Actually, here's Eno from another interview on this subject:
I have a feeling that this also ties in with Robert Pirsig's theme in Zen and the Art of Motorcycle Maintanence, which as others have pointed out isn't that much about Zen or motorcycles. What it is about is the question of quality or of value: Why is one thing better than another?
I don't know how much energy I have left on the subject, but I'll add that Pirsig begins the inquiry with the protagonist teaching English composition, knowing that some students' work was simply better than others', but not being able to articulate the difference to them or to give them a list of instructions for writing well.

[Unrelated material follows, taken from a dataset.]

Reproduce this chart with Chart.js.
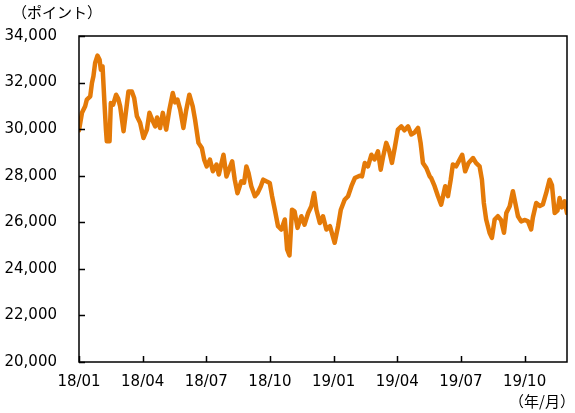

To use the bicycle example: If the wheels fall off or the frame breaks in half and dumps the rider on the pavement, it isn't a good bicycle. And maybe that $88.00 BSO falls short on some of those practical issues, but that doesn't account for all of the difference between them and the multi-thousand-dollar bikes being shown at the Handbuilt Bicycle Show. Most of the value in those seems to come from the human need for meaning and identity, but as Eno suggests, that need isn't peculiar to the wealthy and privileged.
Maybe I'll write more on this later. I don't think this is a very satisfactory reply, but I'm tired of writing and I'd guess that anyone who's gotten this far is tired of reading.
Judgment
Cake-decoration is probably not as valuable as a Cezanne because icing rots faster, but considering the practice and hard work that went into making either, that might be the only reason. My distinction between a masterpiece and human fall-out isn't my attempt to dictate my own beliefs on what constitutes worthwhile art. It's an attempt to help classify in my own mind things like skill, talent and hard work, as opposed to restorative playtime or some kind of art therapy, which doesn't have to be good or make sense to anybody. It'd be nice to be on the same page as others but failing that I guess at least I'll know why I feel passionate about certain artistic expression and unmoved by others.
Otherwise I'm having a hard time identifying with the projection of oneself onto others through inanimate objects, since I don't care much for jewellery, fashion or the latest gadgets. Admittedly I was tempted by a snazzy pair of pink Luigino Stings a few years back but foot-comfort and poverty won out. Perhaps someone can point out to me where I judge others, but I don't judge them on their choice of bike, car, house, dress, decor, etc. It bothers me that I don't get Eno's sunglasses analogy. Why does putting on a particular pair of sunglasses have to be about projecting an image or pretending to be somebody else? Why can't it just mean a person gets migraines from glare and needs polarized ones? Why isn't riding a bike about getting from A to B? To a great deal of people on the planet I think it is.
I don't like prejudice or snobbery- of any kind - but it seems to be the way of the world as long as people feel the urge to control, or are ruled by fear. I'm probably just barking up the wrong tree again, though.